I thought initially that this was a Lead-coloured Drab, a slightly rarer relative of the Clouded. Catchy names, eh; a bit like the Grundies in The Archers. I sent my photo to Charlie Fletcher, the Yorkshire county moth recorder, and he opts for Clouded; not on wing pattern or colouring which can be more or less identical (the Clouded Drab is infuriatingly varied), but because the Lead-coloured Drab has more feathery antennae (or bipectinate if you are being posh, says Charlie). So in his excellent comparison picture below, it's the one on the right.
A much more handsome visitor arrived this morning, meanwhile: the Lunar Marbled Brown, same as the one I featured from my Kilburn expedition several posts below.
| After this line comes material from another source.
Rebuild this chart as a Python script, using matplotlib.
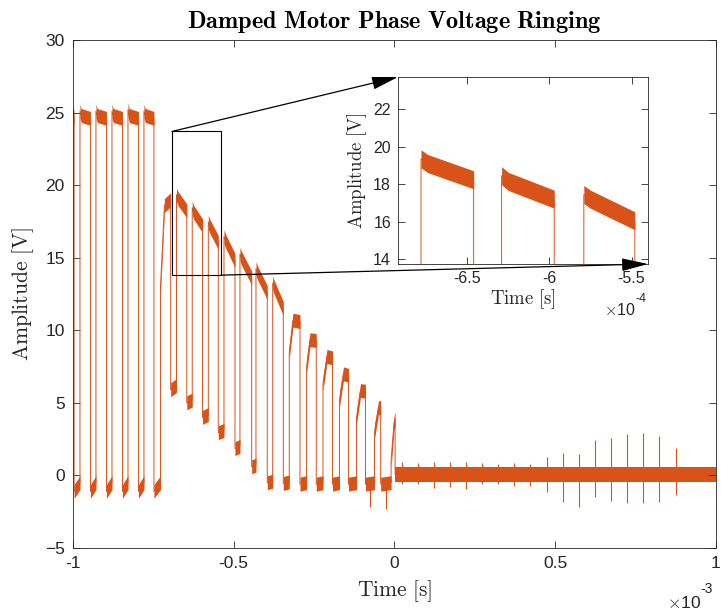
import numpy as np
import matplotlib
matplotlib.use('Agg')
import matplotlib.pyplot as plt
from matplotlib.patches import Rectangle, ConnectionPatch
from matplotlib.ticker import FuncFormatter

plt.rcParams['mathtext.fontset'] = 'cm'
plt.rcParams['font.family'] = ['Liberation Sans', 'DejaVu Sans']

ORANGE = '#D95319'
GREY = '#262626'

# PWM pulses, times in ms
pulse_rise = [-1.0, -0.9782, -0.9285, -0.8787, -0.8289, -0.7792, -0.7278,
              -0.678, -0.629, -0.579, -0.5303, -0.4806, -0.4308, -0.3788,
              -0.3272, -0.2734, -0.2224, -0.1711, -0.1179, -0.0622, -0.0105]
pulse_knee = [-0.998, -0.9742, -0.9245, -0.8747, -0.8249, -0.7752, -0.7154,
              -0.674, -0.625, -0.575, -0.5263, -0.4766, -0.4268, -0.3748,
              -0.3157, -0.2628, -0.2100, -0.1586, -0.1058, -0.0498, -0.0015]
pulse_fall = [-0.9965, -0.9456, -0.8958, -0.8460, -0.7963, -0.7481, -0.6961,
              -0.646, -0.597, -0.548, -0.4961, -0.4442, -0.3956, -0.3458,
              -0.2939, -0.2433, -0.1928, -0.1431, -0.0902, -0.0429, 0.002]
pulse_onset = [25.1, 25.1, 25.1, 25.1, 25.2, 25.1, 13.0,
               19.35, 18.45, 17.45, 16.45, 15.25, 14.25, 13.25,
               8.5, 7.5, 6.3, 5.2, 4.0, 3.0, 1.0]
pulse_knee_v = [24.8, 24.8, 24.8, 24.8, 24.8, 24.8, 18.6,
                19.1, 18.15, 17.2, 16.2, 15.0, 14.0, 13.0,
                10.7, 9.35, 8.2, 7.0, 5.85, 4.65, 3.6]
pulse_end = [24.6, 24.6, 24.6, 24.6, 24.6, 24.6, 19.0,
             18.23, 17.2, 16.05, 14.8, 13.6, 12.6, 11.5,
             10.6, 9.3, 8.1, 6.9, 5.8, 4.7, 3.9]

# low level between pulse i and pulse i+1
low_start = [-1.1, -1.1, -1.1, -1.1, -1.1, -1.1, 5.9,
             5.0, 4.0, 2.95, 1.85, 0.6, -0.5, -0.55,
             -0.6, -0.6, -0.6, -0.6, -0.6, -0.6]
low_end = [-0.5, -0.5, -0.5, -0.5, -0.5, -0.5, 6.2,
           5.2, 4.2, 3.1, 2.0, 0.7, -0.4, -0.45,
           -0.5, -0.5, -0.5, -0.5, -0.5, -0.5]

noise_level = 0.08

# isolated spikes (ms, V)
spike_t = [-0.0762, -0.0264, 0.0224, 0.0722, 0.1229, 0.1726, 0.2224, 0.2731,
           0.3229, 0.3726, 0.4224, 0.4734, 0.5232, 0.5739, 0.6236, 0.6734,
           0.7241, 0.7739, 0.8236, 0.8746]
spike_top = [-0.5, -0.5, 0.9, 0.85, 0.95, 0.9, 0.95, 0.85,
             0.8, 0.85, 0.8, 1.25, 1.52, 1.47, 2.44, 2.6,
             2.85, 2.9, 2.72, 1.87]
spike_bottom = [-2.2, -2.3, -0.6, -0.6, -0.87, -0.8, -0.95, -0.6,
                -0.6, -0.7, -0.75, -1.12, -1.81, -2.16, -1.47, -1.76,
                -1.88, -1.92, -1.81, -1.35]

HALF = 0.48


def draw_signal(ax):
    s = 1e-3
    t, v = [], []
    for i in range(len(pulse_rise)):
        ts = np.array([pulse_rise[i], pulse_knee[i], pulse_fall[i]]) * s
        vs = np.array([pulse_onset[i], pulse_knee_v[i], pulse_end[i]])
        ax.fill_between(ts, vs - HALF, vs + HALF, color=ORANGE, lw=0)
        t += list(ts)
        v += list(vs)
        if i < len(low_start):
            ts = np.array([pulse_fall[i], pulse_rise[i + 1]]) * s
            vs = np.array([low_start[i], low_end[i]])
            ax.fill_between(ts, vs - HALF, vs + HALF, color=ORANGE, lw=0)
            t += list(ts)
            v += list(vs)
    ts = np.array([pulse_fall[-1], 1.0]) * s
    ax.fill_between(ts, noise_level - 0.5, noise_level + 0.5, color=ORANGE, lw=0)
    t += list(ts)
    v += [noise_level, noise_level]
    ax.plot(t, v, color=ORANGE, lw=0.7)
    ax.vlines(np.array(spike_t) * s, spike_bottom, spike_top, color=ORANGE, lw=0.8)


def style(ax, size, pad):
    ax.tick_params(direction='in', top=True, right=True, labelsize=size,
                   colors=GREY, length=5, width=0.6, pad=pad)
    for sp in ax.spines.values():
        sp.set_color(GREY)
        sp.set_linewidth(0.6)


fig = plt.figure(figsize=(7.21, 6.13), dpi=100)
ax = fig.add_axes([0.1012, 0.106, 0.8918, 0.8287])
draw_signal(ax)
ax.set_xlim(-1e-3, 1e-3)
ax.set_ylim(-5, 30)
ax.set_xticks([-1e-3, -0.5e-3, 0, 0.5e-3, 1e-3])
ax.set_yticks(range(-5, 31, 5))
ax.xaxis.set_major_formatter(FuncFormatter(lambda x, p: f'{x * 1e3:g}'))
style(ax, 12.5, 6)
ax.set_xlabel(r'$\mathrm{Time\ [s]}$', fontsize=15.5, color=GREY, labelpad=5)
ax.set_ylabel(r'$\mathrm{Amplitude\ [V]}$', fontsize=15.5, color=GREY, labelpad=6)
ax.set_title(r'$\mathbf{Damped\ Motor\ Phase\ Voltage\ Ringing}$', fontsize=17.5, pad=9)
fig.text(0.972, 0.003, r'$\times$10', ha='right', va='bottom', fontsize=12.5, color=GREY)
fig.text(0.972, 0.027, '-3', ha='left', va='bottom', fontsize=10, color=GREY)

# zoom box
x0, x1, y0, y1 = -6.92e-4, -5.40e-4, 13.8, 23.7
ax.add_patch(Rectangle((x0, y0), x1 - x0, y1 - y0, fill=False, ec='black', lw=0.8, zorder=5))

ins = fig.add_axes([0.552, 0.5693, 0.3467, 0.305])
draw_signal(ins)
ins.set_xlim(x0, x1)
ins.set_ylim(13.75, 23.7)
ins.set_xticks([-6.5e-4, -6e-4, -5.5e-4])
ins.set_yticks([14, 16, 18, 20, 22])
ins.xaxis.set_major_formatter(FuncFormatter(lambda x, p: f'{x * 1e4:g}'))
style(ins, 11.5, 5)
ins.set_xlabel(r'$\mathrm{Time\ [s]}$', fontsize=13.5, color=GREY, labelpad=1)
ins.set_ylabel(r'$\mathrm{Amplitude\ [V]}$', fontsize=13.5, color=GREY, labelpad=3)
fig.text(0.882, 0.482, r'$\times$10', ha='right', va='bottom', fontsize=11.5, color=GREY)
fig.text(0.882, 0.503, '-4', ha='left', va='bottom', fontsize=9, color=GREY)

for a, b in [((x0, y1), (0, 1)), ((x1, y0), (1, 0))]:
    con = ConnectionPatch(xyA=a, coordsA=ax.transData, xyB=b, coordsB=ins.transAxes,
                          arrowstyle='-|>,head_length=0.9,head_width=0.22',
                          mutation_scale=18, color='black', lw=0.9)
    fig.add_artist(con)

fig.savefig('out.png', dpi=100)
The sunshine has already broken through our early morning mist and the moth got a bit frisky. But this had the advantage that I could photograph it, below, scurrying for shelter with its handsome (and also bipectinate) antennae helping find its still-drowsy way. It's called 'lunar', to distinguish it from the different, plain Marbled Brown, because of the little sickle moon shape on its beautifully patterned wings.